According to the DOJ:

“The complaint alleges that in 2009 and 2010, Thiam took part in a scheme to launder, into the United States and elsewhere, approximately $8.5 million in bribes he received from senior representatives of a Chinese conglomerate.  In exchange for the bribes, Thiam allegedly used his official position in the Guinean government to enable affiliates of the Chinese conglomerate to obtain exclusive and highly-valuable investment rights in a wide range of sectors of the Guinean economy, including near total control of Guinea’s valuable mining sector.

In order to conceal the bribes, Thiam allegedly opened a bank account in Hong Kong and misreported his occupation to conceal his status as a government official.  Thiam later transferred millions of dollars in bribe proceeds into the United States, where he allegedly lied to two U.S. banks to conceal both his position as a foreign government official and the source of the funds.  Thiam allegedly spent the bribe proceeds on, among other things, construction work on his estate in upstate New York.”
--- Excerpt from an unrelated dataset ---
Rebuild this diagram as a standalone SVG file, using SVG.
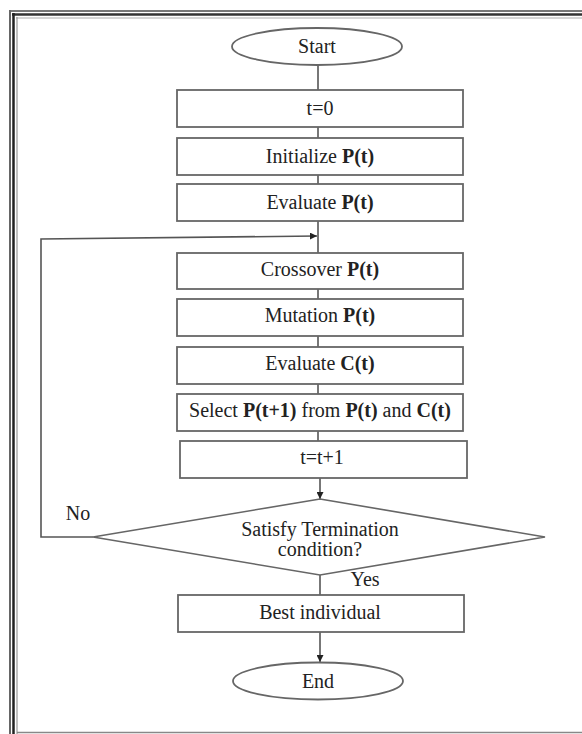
<svg xmlns="http://www.w3.org/2000/svg" width="582" height="734" viewBox="0 0 582 734">
<style>
.box{fill:#fff;stroke:#666;stroke-width:1.8}
.ln{fill:none;stroke:#555;stroke-width:1.6}
.t{font-family:"Liberation Serif","Times New Roman",serif;font-size:20px;fill:#222;text-anchor:middle}
.b{font-weight:bold}
</style>
<defs>
<marker id="ah" viewBox="0 0 10 10" refX="10" refY="5" markerWidth="7" markerHeight="7" orient="auto" markerUnits="userSpaceOnUse">
<path d="M0,0 L10,5 L0,10 z" fill="#222"/>
</marker>
</defs>
<rect width="582" height="734" fill="#fff"/>
<g id="frame">
<line x1="9" y1="11" x2="582" y2="11" stroke="#777" stroke-width="2"/>
<line x1="12" y1="14.5" x2="582" y2="14.5" stroke="#333" stroke-width="2.5"/>
<line x1="16" y1="18" x2="582" y2="18" stroke="#aaa" stroke-width="1"/>
<line x1="10" y1="10" x2="10" y2="734" stroke="#666" stroke-width="2"/>
<line x1="13.5" y1="13" x2="13.5" y2="734" stroke="#222" stroke-width="2.5"/>
<line x1="17" y1="17" x2="17" y2="734" stroke="#999" stroke-width="1.2"/>
<line x1="17" y1="732.5" x2="582" y2="732.5" stroke="#888" stroke-width="1.5"/>
</g>
<g id="connectors">
<line class="ln" x1="318" y1="65" x2="318" y2="90"/>
<line class="ln" x1="318" y1="127" x2="318" y2="138"/>
<line class="ln" x1="318" y1="175" x2="318" y2="184"/>
<line class="ln" x1="318" y1="221" x2="318" y2="253"/>
<line class="ln" x1="318" y1="289" x2="318" y2="299"/>
<line class="ln" x1="318" y1="336" x2="318" y2="347"/>
<line class="ln" x1="318" y1="384" x2="318" y2="394"/>
<line class="ln" x1="318" y1="431" x2="318" y2="441"/>
<line class="ln" x1="320" y1="478" x2="320" y2="499" marker-end="url(#ah)"/>
<polyline class="ln" points="93,537 41,537 41,239 317,236" marker-end="url(#ah)"/>
<line class="ln" x1="320" y1="575" x2="320" y2="595"/>
<line class="ln" x1="320" y1="632" x2="320" y2="662" marker-end="url(#ah)"/>
<text class="t" x="78" y="520">No</text>
<text class="t" x="365" y="586">Yes</text>
</g>
<g id="start">
<ellipse cx="317" cy="46.5" rx="85" ry="18.5" fill="#fff" stroke="#666" stroke-width="1.8"/>
<text class="t" x="317" y="53">Start</text>
</g>
<g id="t0">
<rect class="box" x="177" y="90" width="286" height="37"/>
<text class="t" x="320" y="115">t=0</text>
</g>
<g id="init">
<rect class="box" x="177" y="138" width="286" height="37"/>
<text class="t" x="320" y="163">Initialize <tspan class="b">P(t)</tspan></text>
</g>
<g id="evalP">
<rect class="box" x="177" y="184" width="286" height="37"/>
<text class="t" x="320" y="209">Evaluate <tspan class="b">P(t)</tspan></text>
</g>
<g id="cross">
<rect class="box" x="177" y="253" width="286" height="36"/>
<text class="t" x="320" y="276">Crossover <tspan class="b">P(t)</tspan></text>
</g>
<g id="mut">
<rect class="box" x="177" y="299" width="286" height="37"/>
<text class="t" x="320" y="322">Mutation <tspan class="b">P(t)</tspan></text>
</g>
<g id="evalC">
<rect class="box" x="177" y="347" width="286" height="37"/>
<text class="t" x="320" y="370">Evaluate <tspan class="b">C(t)</tspan></text>
</g>
<g id="select">
<rect class="box" x="177" y="394" width="286" height="37"/>
<text class="t" x="320" y="417">Select <tspan class="b">P(t+1)</tspan> from <tspan class="b">P(t)</tspan> and <tspan class="b">C(t)</tspan></text>
</g>
<g id="inc">
<rect class="box" x="180" y="441" width="287" height="37"/>
<text class="t" x="322" y="464">t=t+1</text>
</g>
<g id="decision">
<polygon points="320,499 545,537 320,575 93,537" fill="#fff" stroke="#666" stroke-width="1.6"/>
<text class="t" x="320" y="536">Satisfy Termination</text>
<text class="t" x="320" y="556">condition?</text>
</g>
<g id="best">
<rect class="box" x="178" y="595" width="286" height="37"/>
<text class="t" x="320" y="619">Best individual</text>
</g>
<g id="end">
<ellipse cx="318" cy="681" rx="85" ry="18.5" fill="#fff" stroke="#666" stroke-width="1.8"/>
<text class="t" x="318" y="688">End</text>
</g>
</svg>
In the DOJ’s release, Assistant Attorney General Leslie Caldwell stated:

“Former Minister Thiam is accused of enriching himself at the expense of the people of the Republic of Guinea. We cannot allow the United States to be a safe haven for the spoils of official corruption.  The department is committed to pursuing both those who pay bribes, and also the corrupt officials who receive them.”

U.S. Attorney Preet Bharara of the Southern District of New York stated:

“Mahmoud Thiam, a former high-ranking official of Guinea, allegedly used his position to accept millions in bribes from a Chinese conglomerate and laundered the money through New York. Thiam, a U.S. citizen, will now face justice in a federal court.”

Assistant Director Stephen Richardson of the FBI’s Criminal Investigative Division stated:

“This arrest exemplifies the commitment to personnel and resources the FBI continues to make towards combating corruption. The FBI looks forward to the development of those relationships with our partners both in the United States and around the world.”

Assistant Director in Charge William Sweeney of the FBI’s New York Field Office stated:

“Today’s action shows that the FBI, along with our partners, is committed to investigating all levels of corruption. The United States will be relentless in its efforts to uphold fair, equal and competitive markets.  The actions of a few who use corruption for personal gain will not be tolerated.”